• WRITTEN PROBLEM:
Find the lines holding "chart" and copy them.

• SUPPLIED INFORMATION:
================================

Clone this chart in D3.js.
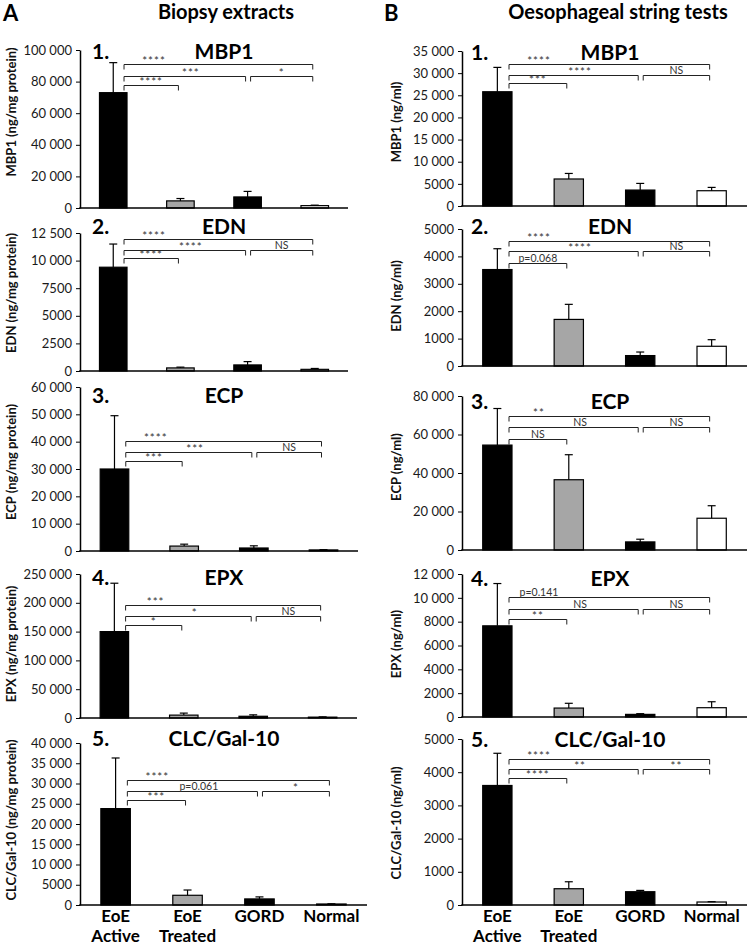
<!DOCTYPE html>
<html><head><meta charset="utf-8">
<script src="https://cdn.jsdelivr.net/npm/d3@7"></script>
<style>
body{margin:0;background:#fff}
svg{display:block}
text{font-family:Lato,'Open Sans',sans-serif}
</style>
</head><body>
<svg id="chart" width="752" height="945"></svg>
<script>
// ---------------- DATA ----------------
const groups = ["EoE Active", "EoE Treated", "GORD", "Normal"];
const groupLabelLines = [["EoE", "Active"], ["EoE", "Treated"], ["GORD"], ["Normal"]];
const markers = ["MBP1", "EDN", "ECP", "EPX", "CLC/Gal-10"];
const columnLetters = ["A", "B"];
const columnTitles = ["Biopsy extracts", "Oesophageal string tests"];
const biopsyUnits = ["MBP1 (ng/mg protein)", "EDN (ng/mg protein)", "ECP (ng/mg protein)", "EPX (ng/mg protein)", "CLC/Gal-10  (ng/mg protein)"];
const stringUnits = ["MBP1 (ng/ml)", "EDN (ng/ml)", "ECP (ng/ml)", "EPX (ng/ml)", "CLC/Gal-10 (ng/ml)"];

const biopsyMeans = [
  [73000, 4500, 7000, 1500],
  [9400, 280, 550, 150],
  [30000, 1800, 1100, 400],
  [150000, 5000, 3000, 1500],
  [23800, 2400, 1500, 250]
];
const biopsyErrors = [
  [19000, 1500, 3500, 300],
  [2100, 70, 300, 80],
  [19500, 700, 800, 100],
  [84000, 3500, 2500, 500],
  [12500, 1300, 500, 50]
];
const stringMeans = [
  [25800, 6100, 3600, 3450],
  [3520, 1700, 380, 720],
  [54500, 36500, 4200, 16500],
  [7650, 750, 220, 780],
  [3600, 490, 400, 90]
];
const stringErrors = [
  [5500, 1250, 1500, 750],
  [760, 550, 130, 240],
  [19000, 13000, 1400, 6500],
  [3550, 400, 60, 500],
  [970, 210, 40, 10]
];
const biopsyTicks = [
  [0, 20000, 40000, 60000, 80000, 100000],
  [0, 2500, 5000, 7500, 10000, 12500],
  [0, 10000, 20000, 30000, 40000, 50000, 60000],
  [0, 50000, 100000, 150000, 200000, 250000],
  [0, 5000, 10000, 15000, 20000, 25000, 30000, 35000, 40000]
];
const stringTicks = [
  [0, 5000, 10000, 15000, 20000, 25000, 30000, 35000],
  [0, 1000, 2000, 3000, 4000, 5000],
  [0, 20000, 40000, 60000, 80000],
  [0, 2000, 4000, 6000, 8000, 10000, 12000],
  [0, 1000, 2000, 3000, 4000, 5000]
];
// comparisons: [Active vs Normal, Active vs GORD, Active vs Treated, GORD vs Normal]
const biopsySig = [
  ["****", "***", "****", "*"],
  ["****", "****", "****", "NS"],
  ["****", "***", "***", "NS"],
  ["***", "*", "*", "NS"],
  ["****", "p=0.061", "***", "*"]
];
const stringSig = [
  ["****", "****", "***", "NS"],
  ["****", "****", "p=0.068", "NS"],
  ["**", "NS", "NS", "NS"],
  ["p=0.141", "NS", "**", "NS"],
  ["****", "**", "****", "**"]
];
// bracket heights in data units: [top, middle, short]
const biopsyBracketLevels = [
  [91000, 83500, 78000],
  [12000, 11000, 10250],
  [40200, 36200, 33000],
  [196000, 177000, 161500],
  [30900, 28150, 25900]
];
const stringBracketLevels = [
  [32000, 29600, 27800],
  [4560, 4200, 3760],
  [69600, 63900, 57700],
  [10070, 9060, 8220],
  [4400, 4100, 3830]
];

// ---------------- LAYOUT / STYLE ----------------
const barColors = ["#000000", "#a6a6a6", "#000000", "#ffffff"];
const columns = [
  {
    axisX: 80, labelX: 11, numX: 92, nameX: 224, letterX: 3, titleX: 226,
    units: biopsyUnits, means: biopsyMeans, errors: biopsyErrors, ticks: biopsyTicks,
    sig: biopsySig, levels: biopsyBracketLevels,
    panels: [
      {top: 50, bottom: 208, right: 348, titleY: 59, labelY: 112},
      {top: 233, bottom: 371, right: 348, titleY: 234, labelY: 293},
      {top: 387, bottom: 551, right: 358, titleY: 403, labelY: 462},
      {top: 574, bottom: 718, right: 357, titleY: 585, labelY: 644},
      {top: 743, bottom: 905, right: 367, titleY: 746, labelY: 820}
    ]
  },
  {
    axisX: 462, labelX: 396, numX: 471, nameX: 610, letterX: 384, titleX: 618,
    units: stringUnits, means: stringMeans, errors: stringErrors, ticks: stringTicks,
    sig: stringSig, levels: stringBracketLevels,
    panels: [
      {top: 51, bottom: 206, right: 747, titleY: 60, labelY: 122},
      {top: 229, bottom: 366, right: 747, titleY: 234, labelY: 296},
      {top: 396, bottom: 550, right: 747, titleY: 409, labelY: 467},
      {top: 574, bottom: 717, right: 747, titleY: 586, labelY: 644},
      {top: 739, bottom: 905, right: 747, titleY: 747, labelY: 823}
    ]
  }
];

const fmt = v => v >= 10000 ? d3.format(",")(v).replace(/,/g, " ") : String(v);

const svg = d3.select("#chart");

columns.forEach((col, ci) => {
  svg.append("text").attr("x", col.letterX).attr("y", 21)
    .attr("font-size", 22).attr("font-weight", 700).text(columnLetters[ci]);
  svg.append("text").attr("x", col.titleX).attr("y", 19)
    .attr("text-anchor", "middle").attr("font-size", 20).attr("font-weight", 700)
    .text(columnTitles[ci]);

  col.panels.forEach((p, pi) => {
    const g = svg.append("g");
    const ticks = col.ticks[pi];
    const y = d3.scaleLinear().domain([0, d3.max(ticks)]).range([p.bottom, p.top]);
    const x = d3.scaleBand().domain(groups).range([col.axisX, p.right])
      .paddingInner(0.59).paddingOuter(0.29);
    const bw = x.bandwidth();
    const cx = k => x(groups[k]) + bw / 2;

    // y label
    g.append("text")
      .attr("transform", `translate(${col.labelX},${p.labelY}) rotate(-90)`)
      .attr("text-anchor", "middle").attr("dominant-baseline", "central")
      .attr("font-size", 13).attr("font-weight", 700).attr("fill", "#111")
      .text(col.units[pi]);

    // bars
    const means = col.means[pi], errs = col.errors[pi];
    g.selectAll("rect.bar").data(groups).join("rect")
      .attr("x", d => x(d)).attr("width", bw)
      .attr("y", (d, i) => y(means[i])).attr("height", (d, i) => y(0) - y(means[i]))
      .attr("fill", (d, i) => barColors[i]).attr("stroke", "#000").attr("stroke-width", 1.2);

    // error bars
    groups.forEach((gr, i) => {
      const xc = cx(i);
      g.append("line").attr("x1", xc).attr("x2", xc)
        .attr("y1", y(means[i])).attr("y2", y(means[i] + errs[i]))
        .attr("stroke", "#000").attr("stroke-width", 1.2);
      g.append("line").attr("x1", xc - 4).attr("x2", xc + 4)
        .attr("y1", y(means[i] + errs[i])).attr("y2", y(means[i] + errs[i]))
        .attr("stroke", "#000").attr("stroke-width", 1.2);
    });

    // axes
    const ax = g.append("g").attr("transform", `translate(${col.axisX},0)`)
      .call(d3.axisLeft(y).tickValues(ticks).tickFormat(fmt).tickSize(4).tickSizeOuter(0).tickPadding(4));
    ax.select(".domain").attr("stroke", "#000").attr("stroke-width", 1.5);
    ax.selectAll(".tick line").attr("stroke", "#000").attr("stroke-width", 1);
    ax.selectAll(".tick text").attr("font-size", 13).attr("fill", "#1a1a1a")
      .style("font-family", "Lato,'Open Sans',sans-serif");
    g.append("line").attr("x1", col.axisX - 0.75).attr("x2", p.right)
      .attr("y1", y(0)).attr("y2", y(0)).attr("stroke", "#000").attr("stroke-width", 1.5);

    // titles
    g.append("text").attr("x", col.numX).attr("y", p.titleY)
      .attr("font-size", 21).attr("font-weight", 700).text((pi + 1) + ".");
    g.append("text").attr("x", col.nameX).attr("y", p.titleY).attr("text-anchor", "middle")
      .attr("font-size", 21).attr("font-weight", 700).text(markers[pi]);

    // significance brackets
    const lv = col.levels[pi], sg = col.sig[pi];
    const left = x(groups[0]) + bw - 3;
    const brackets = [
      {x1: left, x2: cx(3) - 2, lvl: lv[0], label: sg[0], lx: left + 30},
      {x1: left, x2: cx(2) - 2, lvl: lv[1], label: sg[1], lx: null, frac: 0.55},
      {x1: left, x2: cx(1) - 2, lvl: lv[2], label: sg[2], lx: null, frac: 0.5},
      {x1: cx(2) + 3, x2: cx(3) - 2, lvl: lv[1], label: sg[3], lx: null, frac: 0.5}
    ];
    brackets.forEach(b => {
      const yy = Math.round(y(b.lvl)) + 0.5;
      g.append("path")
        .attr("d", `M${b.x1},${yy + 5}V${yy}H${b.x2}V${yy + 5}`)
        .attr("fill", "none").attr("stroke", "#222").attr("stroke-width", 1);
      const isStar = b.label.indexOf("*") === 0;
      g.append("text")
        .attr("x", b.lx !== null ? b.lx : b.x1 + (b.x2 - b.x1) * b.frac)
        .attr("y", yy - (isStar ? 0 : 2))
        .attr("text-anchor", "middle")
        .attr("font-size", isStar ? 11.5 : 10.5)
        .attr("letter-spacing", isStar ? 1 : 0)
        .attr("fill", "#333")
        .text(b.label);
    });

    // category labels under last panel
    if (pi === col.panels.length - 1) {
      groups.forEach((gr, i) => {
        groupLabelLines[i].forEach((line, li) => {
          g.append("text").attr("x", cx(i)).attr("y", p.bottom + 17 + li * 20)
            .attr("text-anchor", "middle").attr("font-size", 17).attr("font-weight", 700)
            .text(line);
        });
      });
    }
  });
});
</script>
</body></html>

================================

• OUTPUT FOR THIS TASK:
Clone this chart in D3.js.
<svg id="chart" width="752" height="945"></svg>
const svg = d3.select("#chart");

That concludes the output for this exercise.